BY ERIC ANDERSEN | JULY 17, 2009 7:15 AM

mp3 sample: The Horde

"Bleed Into Eternity"

If heavy metal was a religion, its bible would include Iron Maiden, Slayer, and Celtic Frost. The Horde manages to take these old-school elements and turn them into something new.

“The Horde is like all the metal that we’ve ever listened to growing up all slapped together into one band,” guitarist Tim Matthews said. “It’s got elements of power metal, black metal, and a little bit of death metal in it. It’s got new wave of British heavy-metal style in it as well — dual guitar harmonies and solos. Hard-core stuff, too.”

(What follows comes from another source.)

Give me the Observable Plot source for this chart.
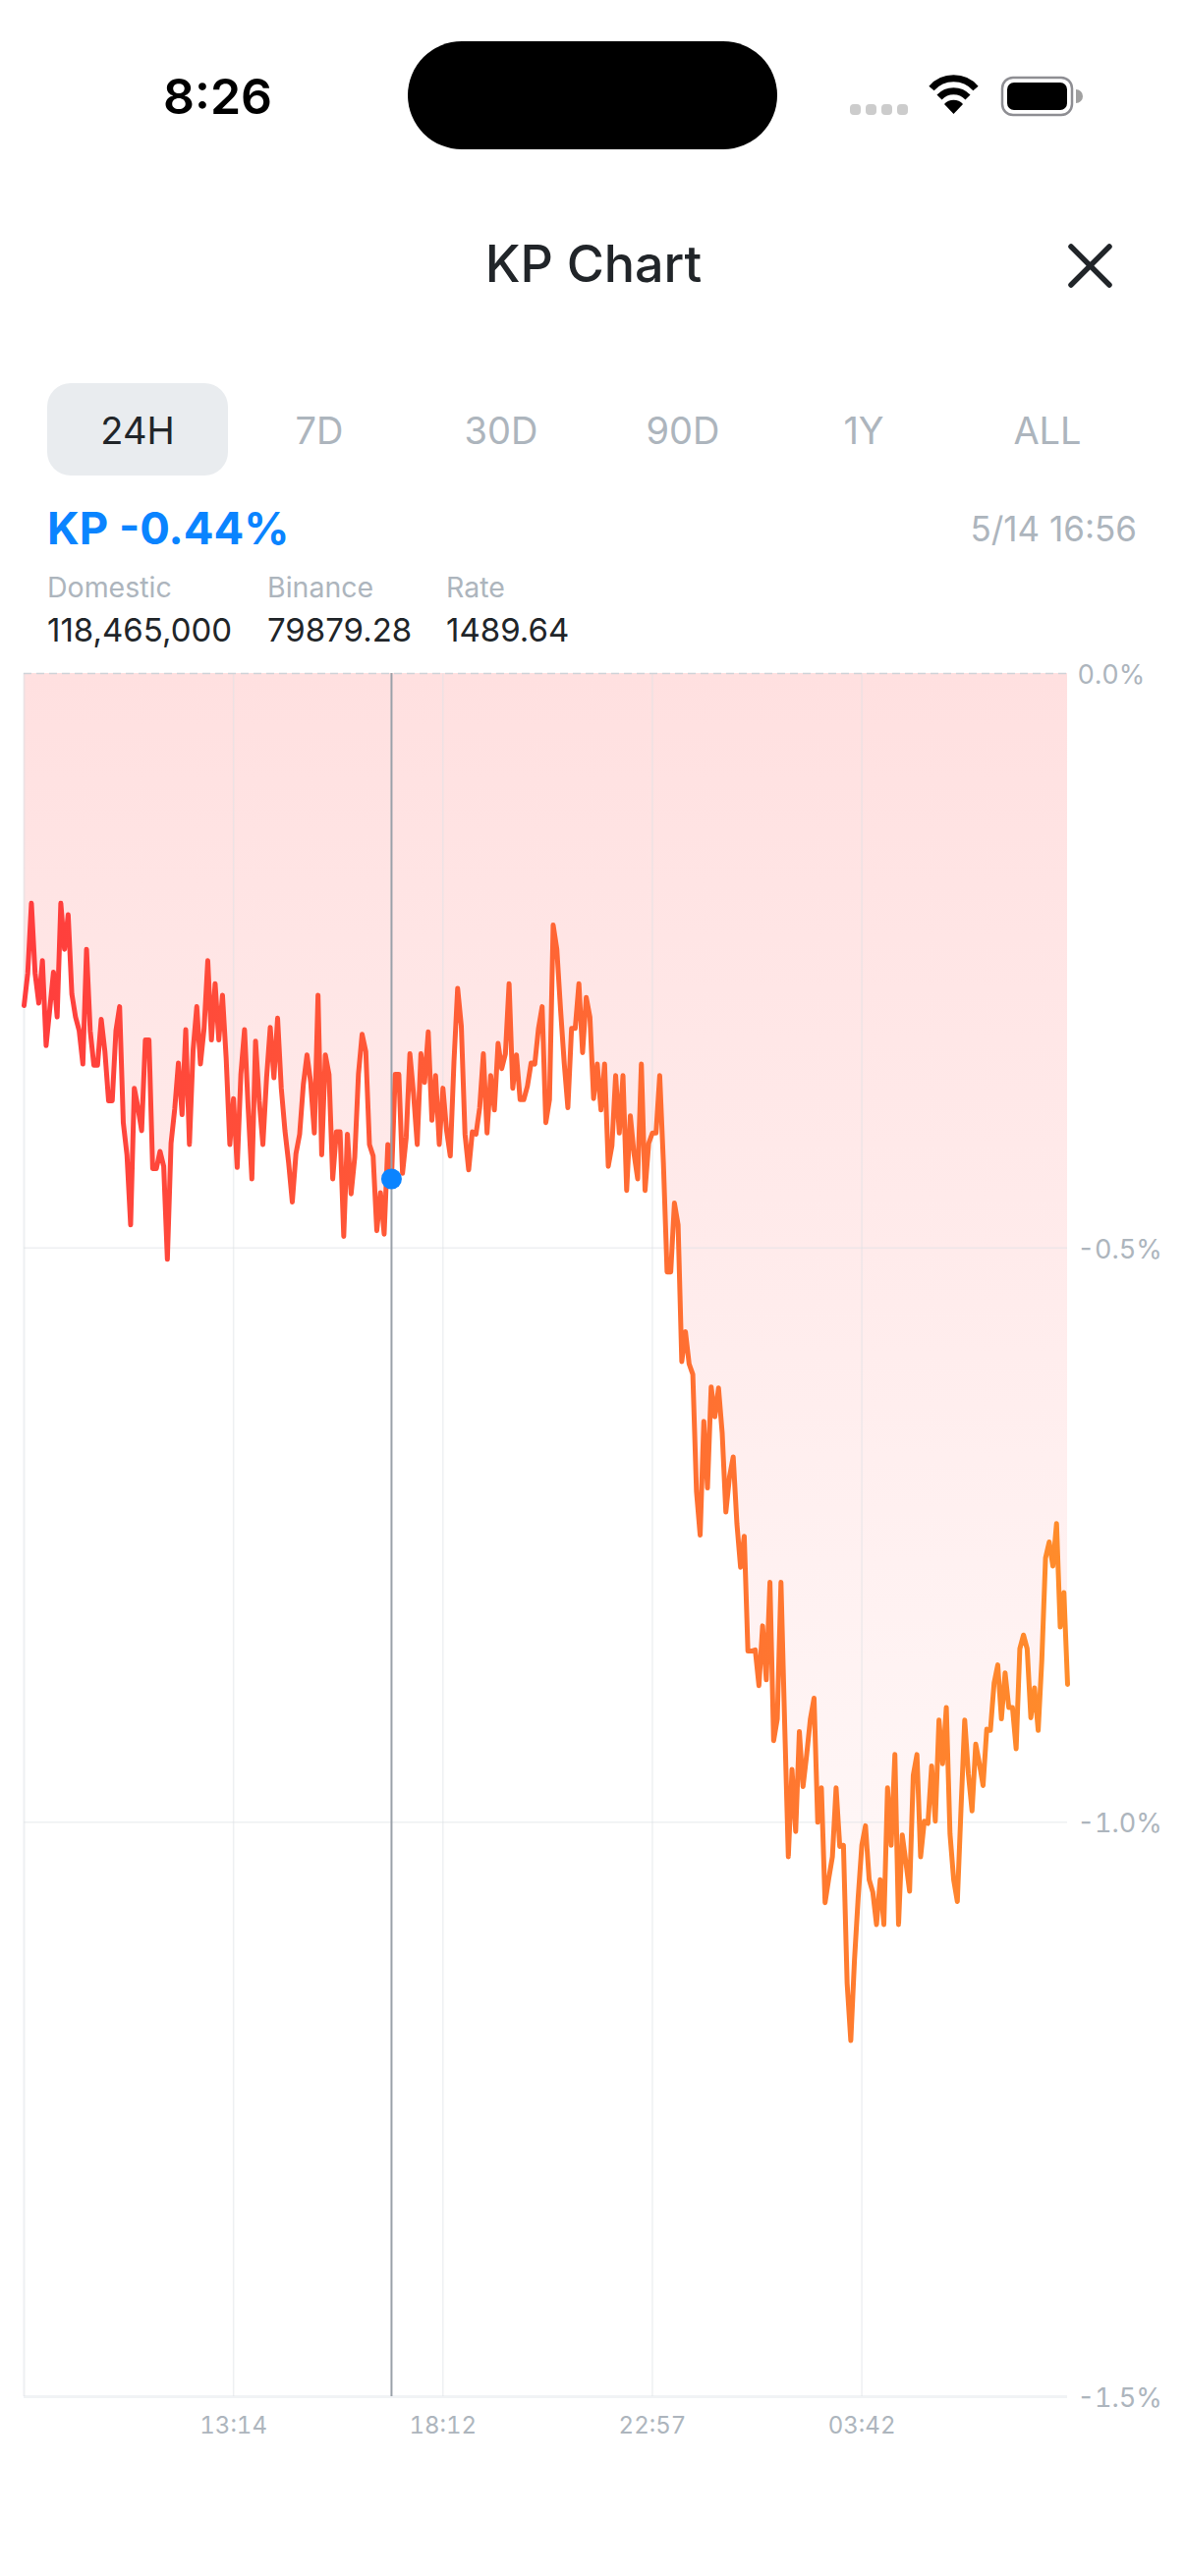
<!DOCTYPE html>
<html>
<head>
<meta charset="utf-8">
<script src="https://cdn.jsdelivr.net/npm/d3@7"></script>
<script src="https://cdn.jsdelivr.net/npm/@observablehq/plot@0.6"></script>
<style>
html,body{margin:0;padding:0;background:#fff;}
#page{position:relative;width:1206px;height:2622px;overflow:hidden;font-family:Inter,sans-serif;color:#212529;}
.t{position:absolute;white-space:nowrap;line-height:1;transform:translateY(-50%);}
.c{transform:translate(-50%,-50%);}
#chart{position:absolute;left:0;top:660px;}
#chart svg{display:block;}
</style>
</head>
<body>
<div id="page">
<div class="t" style="left:166px;top:98px;font-size:50px;font-weight:600;color:#000">8:26</div>
<div style="position:absolute;left:415px;top:42px;width:376px;height:110px;border-radius:55px;background:#000"></div>
<svg style="position:absolute;left:860px;top:70px" width="250" height="56" viewBox="860 70 250 56">
  <g fill="#cccccc"><rect x="865" y="106" width="11" height="11" rx="4"/><rect x="881" y="106" width="11" height="11" rx="4"/><rect x="897" y="106" width="11" height="11" rx="4"/><rect x="913" y="106" width="11" height="11" rx="4"/></g>
  <g fill="none" stroke="#000" stroke-width="7"><path d="M948 90 A30 30 0 0 1 993 90"/><path d="M956 99 A20 20 0 0 1 985 99"/></g>
  <path d="M970.500 116 L961 106 A13 13 0 0 1 980 106 Z" fill="#000"/>
  <rect x="1020" y="79" width="71" height="38" rx="11" fill="none" stroke="#8e8e93" stroke-width="2.500"/>
  <rect x="1025" y="84" width="61" height="28" rx="7" fill="#000"/>
  <path d="M1095 91 A7 7 0 0 1 1095 105 Z" fill="#a0a0a0"/>
</svg>
<div class="t c" style="left:604px;top:269px;font-size:52px;font-weight:500">KP Chart</div>
<svg style="position:absolute;left:1080px;top:240px" width="60" height="60" viewBox="0 0 60 60"><path d="M10 11 L49 50 M49 11 L10 50" stroke="#212529" stroke-width="5.500" stroke-linecap="round"/></svg>
<div style="position:absolute;left:48px;top:390px;width:184px;height:94px;border-radius:24px;background:#e9ecef"></div>
<div id="tabs"></div>
<div class="t" style="left:48px;top:538px;font-size:45.500px;font-weight:700;color:#0a84ff">KP -0.44%</div>
<div class="t" style="right:49px;top:538px;font-size:35px;color:#adb5bd">5/14 16:56</div>
<div id="metrics"></div>
<div id="chart"></div>
</div>
<script>
const tabLabels = ["24H","7D","30D","90D","1Y","ALL"];
const metricNames = ["Domestic","Binance","Rate"];
const metricValues = ["118,465,000","79879.28","1489.64"];
const xTickIndex = [57,114,171,228];
const xTickLabels = ["13:14","18:12","22:57","03:42"];
const yTicks = [0,-0.5,-1.0,-1.5];
const cursorIndex = 100;
const cursorValue = -0.44;

const kpChange = [
-.289,-.261,-.200,-.261,-.287,-.250,-.324,-.292,-.260,-.299,-.200,-.240,-.210,-.279,-.299,-.311,-.340,-.240,-.311,-.341,
-.341,-.301,-.329,-.372,-.372,-.311,-.290,-.391,-.419,-.480,-.361,-.378,-.398,-.319,-.319,-.431,-.431,-.416,-.429,-.510,
-.409,-.379,-.339,-.384,-.310,-.410,-.328,-.290,-.340,-.309,-.250,-.319,-.270,-.319,-.280,-.335,-.410,-.370,-.430,-.349,
-.310,-.379,-.440,-.320,-.372,-.410,-.352,-.308,-.352,-.300,-.361,-.398,-.426,-.460,-.418,-.401,-.358,-.332,-.356,-.400,
-.280,-.419,-.332,-.349,-.440,-.399,-.399,-.490,-.401,-.453,-.421,-.349,-.314,-.329,-.410,-.420,-.485,-.452,-.488,-.410,
-.440,-.349,-.349,-.435,-.404,-.331,-.366,-.410,-.331,-.356,-.312,-.389,-.350,-.410,-.361,-.398,-.420,-.338,-.274,-.307,
-.401,-.432,-.399,-.401,-.378,-.331,-.400,-.350,-.380,-.322,-.344,-.331,-.270,-.361,-.332,-.371,-.371,-.359,-.339,-.340,
-.309,-.290,-.391,-.371,-.219,-.240,-.292,-.339,-.378,-.309,-.309,-.270,-.330,-.282,-.299,-.370,-.340,-.380,-.340,-.429,
-.411,-.350,-.400,-.350,-.450,-.385,-.418,-.440,-.340,-.450,-.409,-.400,-.400,-.350,-.426,-.521,-.521,-.461,-.480,-.599,
-.573,-.601,-.610,-.712,-.750,-.651,-.709,-.621,-.647,-.622,-.661,-.730,-.699,-.682,-.740,-.778,-.751,-.851,-.851,-.850,
-.881,-.829,-.876,-.791,-.929,-.910,-.791,-.914,-1.030,-.954,-1.008,-.921,-.969,-.941,-.910,-.892,-1.000,-.970,-1.070,-1.049,
-1.030,-.970,-1.021,-1.020,-1.140,-1.190,-1.120,-1.066,-1.020,-1.003,-1.050,-1.061,-1.089,-1.050,-1.089,-.970,-1.020,-.941,-1.089,-1.011,
-1.035,-1.060,-.959,-.941,-1.030,-.999,-1.001,-.951,-.999,-.911,-.949,-.900,-1.010,-1.050,-1.069,-.988,-.911,-.958,-.990,-.932,
-.949,-.968,-.919,-.920,-.879,-.863,-.910,-.870,-.900,-.900,-.936,-.849,-.837,-.849,-.909,-.883,-.920,-.858,-.770,-.756,
-.777,-.740,-.830,-.800,-.880
];

const tabX = [140,325,510,695,879,1066];
document.getElementById("tabs").innerHTML = tabLabels.map((t,i)=>
  `<div class="t c" style="left:${tabX[i]}px;top:438px;font-size:38px;color:${i===0?"#212529":"#adb5bd"}">${t}</div>`).join("");
const metricX = [48,272,454];
document.getElementById("metrics").innerHTML = metricNames.map((t,i)=>
  `<div class="t" style="left:${metricX[i]}px;top:598px;font-size:28.500px;color:#adb5bd">${t}</div>
   <div class="t" style="left:${metricX[i]}px;top:641px;font-size:33px;color:#212529">${metricValues[i]}</div>`).join("");

const series = kpChange.map((v,i)=>({i,v}));
const gridStroke = "#dde1e6";
const defs = () => d3.create("svg:defs").html(`
  <linearGradient id="lineGrad" x1="0" x2="1" y1="0" y2="0">
    <stop offset="0" stop-color="#ff3d3d"/><stop offset="1" stop-color="#ff8c2b"/>
  </linearGradient>
  <linearGradient id="areaGrad" x1="0" x2="0" y1="0" y2="1">
    <stop offset="0" stop-color="#ff3d3d" stop-opacity=".16"/><stop offset="1" stop-color="#ff3d3d" stop-opacity=".025"/>
  </linearGradient>`).node();

const chart = Plot.plot({
  width:1206, height:1879,
  marginTop:25, marginBottom:100, marginLeft:24, marginRight:120,
  style:{background:"transparent",fontFamily:"Inter, sans-serif"},
  x:{domain:[0,284],axis:null},
  y:{domain:[-1.5,0],axis:null},
  marks:[
    defs,
    Plot.areaY(series,{x:"i",y1:0,y2:"v",fill:"url(#areaGrad)"}),
    Plot.gridX(xTickIndex,{stroke:gridStroke,strokeOpacity:.5,strokeWidth:1.5}),
    Plot.gridY([-0.5,-1.0],{stroke:gridStroke,strokeOpacity:.5,strokeWidth:1.5}),
    Plot.ruleX([0],{stroke:gridStroke,strokeOpacity:.5,strokeWidth:2}),
    Plot.ruleY([-1.5],{stroke:gridStroke,strokeOpacity:.4,strokeWidth:3}),
    Plot.ruleY([0],{stroke:"#cfd3d8",strokeWidth:1.5,strokeDasharray:"8,5"}),
    Plot.axisX(xTickIndex,{tickSize:0,tickPadding:20,tickFormat:(d,k)=>xTickLabels[xTickIndex.indexOf(d)],fontSize:24,fill:"#adb5bd",label:null}),
    Plot.axisY(yTicks,{anchor:"right",tickSize:0,tickPadding:10,dy:2,tickFormat:d=>d.toFixed(1)+"%",fontSize:27,fill:"#adb5bd",label:null}),
    Plot.line(series,{x:"i",y:"v",stroke:"url(#lineGrad)",strokeWidth:5,strokeMiterlimit:4}),
    Plot.ruleX([cursorIndex],{stroke:"#9aa1a9",strokeWidth:2}),
    Plot.dot([{i:cursorIndex,v:cursorValue}],{x:"i",y:"v",r:10.5,fill:"#0a84ff",stroke:"none"})
  ]
});
document.getElementById("chart").appendChild(chart);
</script>
</body>
</html>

The Illinois- and Iowa City-based metal band will perform today at 9 p.m. at the Picador, 330 E. Washington St., with Freaklabel and Identity Crisis. Admission is $5 for the 19-and-over show.

Matthews is the primary songwriter in the group, and he plays guitar alongside fellow shredder John Hopkins, vocalist/bassist Duncan, and drummer James Whitehurst. The Horde’s début album, From Empire to Ashes, dropped in 2008, and since then, the members have played as many shows as possible.

The group is writing the follow-up to its first album and plans on heading to the studio by the end of this year.

“There’s going to be a better flow on this album,” Matthews said. “It’s a concept album based on a short story I wrote. It’s completely swords and sorcery, but if you are willing to scratch beneath the surface, it deals with topics going on in the world now.”

The new album has a more varied sound, Hopkins said, including some slower heavy songs not found on From Empire to Ashes.

“There’s more Celtic Frost type stuff,” he said. “It’s not like balls-out all the time.”

When the band performs live, it puts on a show reminiscent of metal bands from the ’80s speed-metal scene. Both guitar players trade off leads and play harmonies that would make Iron Maiden guitarists Adrian Smith and Dave Murray proud.

“It’s usually just kind of like slide by the seat of the pants, turn the amps up to 10, and go for it,” Hopkins said. “We like going into these kind of out-of-the-way places that most bands don’t go to where the kids are just ravenous when a metal band shows up.”

Matthews said he’s been told it’s a different experience to watch the group perform live.

“It’s loud, in your face, and pretty much nonstop,” he said.

Both of the Horde’s guitarists said they can’t wait to play tonight’s show.

“It’s gonna rock, and it’s gonna be awesome,” Hopkins said.